On that test the season was sound but not flawless, and it is worth being plain about both halves. The recommendations the model rated as more likely did, broadly, win more often than the ones it rated as less likely, so the probabilities are correctly ordered. In the lower and middle ranges the model tracked reality closely. In the upper-middle range, around 60 to 75 percent, the model was somewhat overconfident: a number of those selections landed closer to a coin flip than the rating implied. The small group of highest-confidence picks, rated above 80 percent, performed strongly.
That upper-middle softness is a known area of model work, and it matters less to the bottom line than it might first appear. Profitability comes from the price taken relative to the true probability, not from raw strike rate, which is why the season returned 15.3 percent even with a sub-48 percent win rate. Reporting the calibration honestly, rather than only the return, is part of how we hold the record to a standard a serious reader can trust.
The shape of the risk
A headline return tells you the destination. It does not tell you the road. For that you need the drawdown.

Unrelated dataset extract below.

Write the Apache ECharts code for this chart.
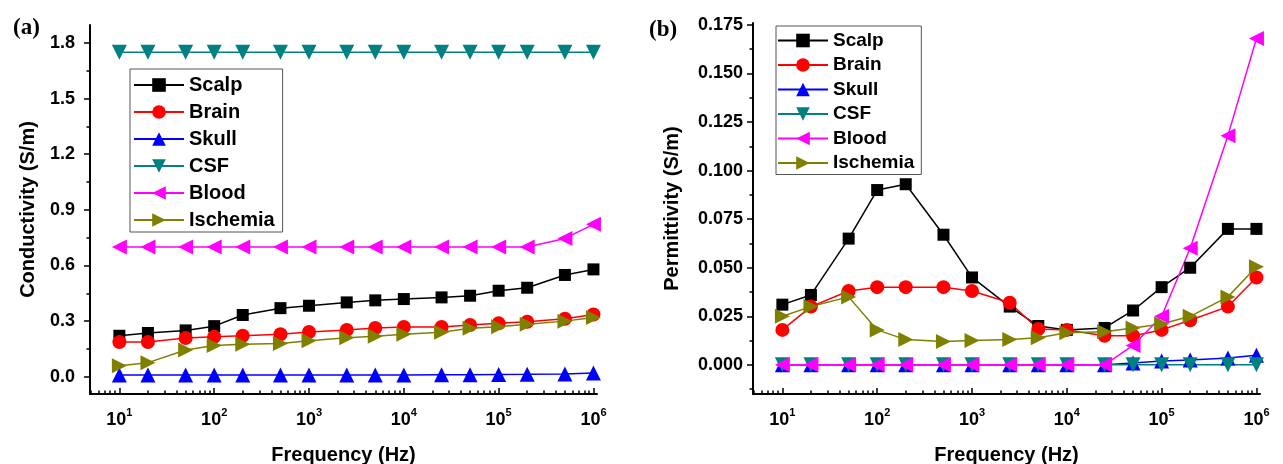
<!DOCTYPE html>
<html>
<head>
<meta charset="utf-8">
<script src="https://cdn.jsdelivr.net/npm/echarts@6/dist/echarts.min.js"></script>
<style>
  html, body { margin: 0; background: #fff; }
  #chart { width: 1283px; height: 464px; }
</style>
</head>
<body>
<div id="chart"></div>
<script>
// frequencies (Hz)
const freq = [10, 20, 50, 100, 200, 500, 1000, 2500, 5000, 1e4, 2.5e4, 5e4, 1e5, 2e5, 5e5, 1e6];
const tissues = ['Scalp', 'Brain', 'Skull', 'CSF', 'Blood', 'Ischemia'];

// (a) conductivity S/m
const condScalp = [0.221, 0.236, 0.25, 0.273, 0.333, 0.37, 0.383, 0.401, 0.412, 0.419, 0.428, 0.437, 0.464, 0.48, 0.549, 0.579];
const condBrain = [0.187, 0.187, 0.209, 0.216, 0.221, 0.229, 0.241, 0.252, 0.263, 0.268, 0.268, 0.279, 0.288, 0.297, 0.313, 0.336];
const condSkull = [0.01, 0.01, 0.01, 0.01, 0.01, 0.01, 0.01, 0.01, 0.01, 0.01, 0.011, 0.011, 0.012, 0.013, 0.015, 0.02];
const condCSF = [1.75, 1.75, 1.75, 1.75, 1.75, 1.75, 1.75, 1.75, 1.75, 1.75, 1.75, 1.75, 1.75, 1.75, 1.75, 1.75];
const condBlood = [0.7, 0.7, 0.7, 0.7, 0.7, 0.7, 0.7, 0.7, 0.7, 0.7, 0.7, 0.7, 0.7, 0.7, 0.746, 0.822];
const condIschemia = [0.059, 0.076, 0.144, 0.169, 0.175, 0.18, 0.194, 0.21, 0.219, 0.229, 0.24, 0.261, 0.27, 0.283, 0.3, 0.32];

// (b) permittivity
const permScalp = [0.031, 0.036, 0.065, 0.09, 0.093, 0.067, 0.045, 0.03, 0.02, 0.018, 0.019, 0.028, 0.04, 0.05, 0.07, 0.07];
const permBrain = [0.018, 0.03, 0.038, 0.04, 0.04, 0.04, 0.038, 0.032, 0.0185, 0.018, 0.015, 0.015, 0.018, 0.023, 0.03, 0.045];
const permSkull = [0, 0, 0, 0, 0, 0, 0, 0, 0, 0, 0, 0.001, 0.002, 0.0025, 0.0035, 0.005];
const permCSF = [0, 0, 0, 0, 0, 0, 0, 0, 0, 0, 0, 0, 0, 0, 0, 0];
const permBlood = [0, 0, 0, 0, 0, 0, 0, 0, 0, 0, 0, 0.01, 0.025, 0.06, 0.118, 0.168];
const permIschemia = [0.025, 0.03, 0.035, 0.018, 0.013, 0.012, 0.0125, 0.013, 0.014, 0.0165, 0.017, 0.019, 0.021, 0.025, 0.035, 0.0505];

// tick labels
const xMajor = [10, 100, 1000, 1e4, 1e5, 1e6];
const condTicks = [0, 0.3, 0.6, 0.9, 1.2, 1.5, 1.8];
const condMinor = [0.15, 0.45, 0.75, 1.05, 1.35, 1.65];
const permTicks = [0, 0.025, 0.05, 0.075, 0.1, 0.125, 0.15, 0.175];
const permMinor = [-0.0125, 0.0125, 0.0375, 0.0625, 0.0875, 0.1125, 0.1375, 0.1625];

// minor log ticks 2..9 per decade
const xMinor = [];
for (let e = 0; e <= 5; e++) {
  for (let k = 2; k <= 9; k++) xMinor.push(k * Math.pow(10, e));
}

const styles = [
  { color: '#000000', symbol: 'rect', rotate: 0, size: 12 },
  { color: '#ff0000', symbol: 'circle', rotate: 0, size: 14 },
  { color: '#0000ff', symbol: 'triangle', rotate: 0, size: 15 },
  { color: '#008080', symbol: 'triangle', rotate: 180, size: 15 },
  { color: '#ff00ff', symbol: 'triangle', rotate: 90, size: 15 },
  { color: '#808000', symbol: 'triangle', rotate: -90, size: 15 }
];

const FONT = 'Liberation Sans, Arial, sans-serif';
const X_MIN = 4.9, X_MAX = 1.09e6;

function xAxes(gridIndex) {
  return [
    {
      type: 'log', gridIndex: gridIndex, min: X_MIN, max: X_MAX, position: 'bottom',
      axisLine: { onZero: false, lineStyle: { color: '#000', width: 2 } },
      axisTick: { inside: true, length: 6, customValues: xMajor, lineStyle: { color: '#000', width: 1.5 } },
      axisLabel: {
        customValues: xMajor, margin: 13, color: '#000',
        formatter: v => '{b|10}{s|' + Math.round(Math.log10(v)) + '}',
        rich: {
          b: { fontFamily: FONT, fontWeight: 'bold', fontSize: 18, color: '#000', lineHeight: 22, verticalAlign: 'bottom' },
          s: { fontFamily: FONT, fontWeight: 'bold', fontSize: 11, color: '#000', lineHeight: 22, verticalAlign: 'top' }
        }
      },
      splitLine: { show: false },
      name: 'Frequency (Hz)', nameLocation: 'middle', nameGap: 51,
      nameTextStyle: { fontFamily: FONT, fontWeight: 'bold', fontSize: 20, color: '#000' }
    },
    {
      type: 'log', gridIndex: gridIndex, min: X_MIN, max: X_MAX, position: 'bottom',
      axisLine: { show: false, onZero: false },
      axisTick: { inside: true, length: 3.5, customValues: xMinor, lineStyle: { color: '#000', width: 1.5 } },
      axisLabel: { show: false },
      splitLine: { show: false }
    }
  ];
}

function yAxes(gridIndex, min, max, ticks, minor, digits, name, gap, margin) {
  return [
    {
      type: 'value', gridIndex: gridIndex, min: min, max: max, position: 'left',
      axisLine: { show: true, onZero: false, lineStyle: { color: '#000', width: 2 } },
      axisTick: { show: true, length: 6, customValues: ticks, lineStyle: { color: '#000', width: 1.5 } },
      axisLabel: {
        customValues: ticks, margin: margin, color: '#000',
        fontFamily: FONT, fontWeight: 'bold', fontSize: 18,
        formatter: v => v.toFixed(digits)
      },
      splitLine: { show: false },
      name: name, nameLocation: 'middle', nameGap: gap, nameRotate: 90,
      nameTextStyle: { fontFamily: FONT, fontWeight: 'bold', fontSize: 20, color: '#000' }
    },
    {
      type: 'value', gridIndex: gridIndex, min: min, max: max, position: 'left',
      axisLine: { show: false, onZero: false },
      axisTick: { show: true, length: 3.5, customValues: minor, lineStyle: { color: '#000', width: 1.5 } },
      axisLabel: { show: false },
      splitLine: { show: false }
    }
  ];
}

function makeSeries(values, axisIndex) {
  return values.map((vals, i) => ({
    name: tissues[i],
    type: 'line',
    xAxisIndex: axisIndex,
    yAxisIndex: axisIndex,
    data: freq.map((f, j) => [f, vals[j]]),
    symbol: styles[i].symbol,
    symbolRotate: styles[i].rotate,
    symbolSize: styles[i].size,
    showSymbol: true,
    itemStyle: { color: styles[i].color },
    lineStyle: { color: styles[i].color, width: 1.5 }
  }));
}

const legendBase = {
  orient: 'vertical',
  itemWidth: 50,
  itemHeight: 17,
  borderColor: '#555',
  borderWidth: 1,
  inactiveColor: '#000',
  textStyle: { fontFamily: FONT, fontWeight: 'bold', fontSize: 20, color: '#000', lineHeight: 22 }
};

const chart = echarts.init(document.getElementById('chart'), null, { renderer: 'canvas' });

const option = {
  animation: false,
  backgroundColor: '#fff',
  title: [
    { text: '(a)', left: 8, top: 12, textStyle: { fontFamily: 'Liberation Serif, Times New Roman, serif', fontWeight: 'bold', fontSize: 23, color: '#000' } },
    { text: '(b)', left: 644, top: 14, textStyle: { fontFamily: 'Liberation Serif, Times New Roman, serif', fontWeight: 'bold', fontSize: 23, color: '#000' } }
  ],
  grid: [
    { left: 90, right: 686, top: 25, bottom: 70, outerBoundsMode: 'none' },
    { left: 753, right: 23, top: 23, bottom: 70, outerBoundsMode: 'none' }
  ],
  legend: [
    Object.assign({}, legendBase, { left: 130, top: 69, itemGap: 5, padding: [5, 8, 1, 3], data: tissues }),
    Object.assign({}, legendBase, { left: 776, top: 26, itemGap: 3.5, padding: [4, 7, 1, 1], data: tissues,
      textStyle: Object.assign({}, legendBase.textStyle, { fontSize: 19, lineHeight: 21 }) })
  ],
  xAxis: xAxes(0).concat(xAxes(1)),
  yAxis: yAxes(0, -0.093, 1.897, condTicks, condMinor, 1, 'Conductivity (S/m)', 52, 15)
    .concat(yAxes(1, -0.015, 0.176, permTicks, permMinor, 3, 'Permittivity (S/m)', 71, 10)),
  series: makeSeries([condScalp, condBrain, condSkull, condCSF, condBlood, condIschemia], 0)
    .concat(makeSeries([permScalp, permBrain, permSkull, permCSF, permBlood, permIschemia], 2))
};

chart.setOption(option);
</script>
</body>
</html>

The largest peak-to-trough fall in the season's running profit was 14.1 units, measured against a one-unit level stake. The longest unbroken run of losing recommendations was nine; the longest winning run was eight. The best single day returned 11.9 units and the worst cost 6.2.
Those numbers describe what holding the model through the season actually felt like from the inside. A 14.1-unit drawdown is not alarming for a strategy of this kind, but it is real, and anyone evaluating the model should size their involvement so that a fall of that order is something they can sit through without changing their behaviour. A return figure shown without a drawdown figure is half a picture, and usually the more flattering half. We publish both.
What the season says about the model
Three conclusions, none of which depends on the headline being repeated.
First, the edge is modest per recommendation and only becomes a return through volume and discipline. The average selection carried a small mathematical advantage. Compounded across 719 of them at a level stake, that advantage produced the season. There is no version of this where a handful of selections carries the year, and the month-by-month table proves it.
Second, the model is stable under stress. It did not flinch in October and it did not over-extend in March. Consistency of behaviour is the trait that lets a record be trusted, and it is the trait a human-led tipping service tends to lose first, because a human after a bad month is under real pressure to do something visible about it.
Third, the record is the product, not a marketing asset bolted onto one. Every figure in this article reconciles to a line in a recommendation log that was written before the matches were played. That is the standard we hold the season to, and we make the wider case for it in tracked, not claimed.
What we are carrying into 2026-27
The model continues, the league coverage widens, and the published record keeps running in the open. The 2026 World Cup falls inside the next reporting period and brings a wave of casual money into the market, which historically creates the kind of mispricing the model is built to find.
The most useful thing we carry forward is the habit shown in the table above: publish the poor months as plainly as the strong ones. A season is not 15.3 percent. It is a steady autumn, a poor October, a winter that did the volume, a flat February, a strong spring, and the discipline to treat all of them the same way. That discipline, more than any single number, is what the 2025-26 season is evidence of.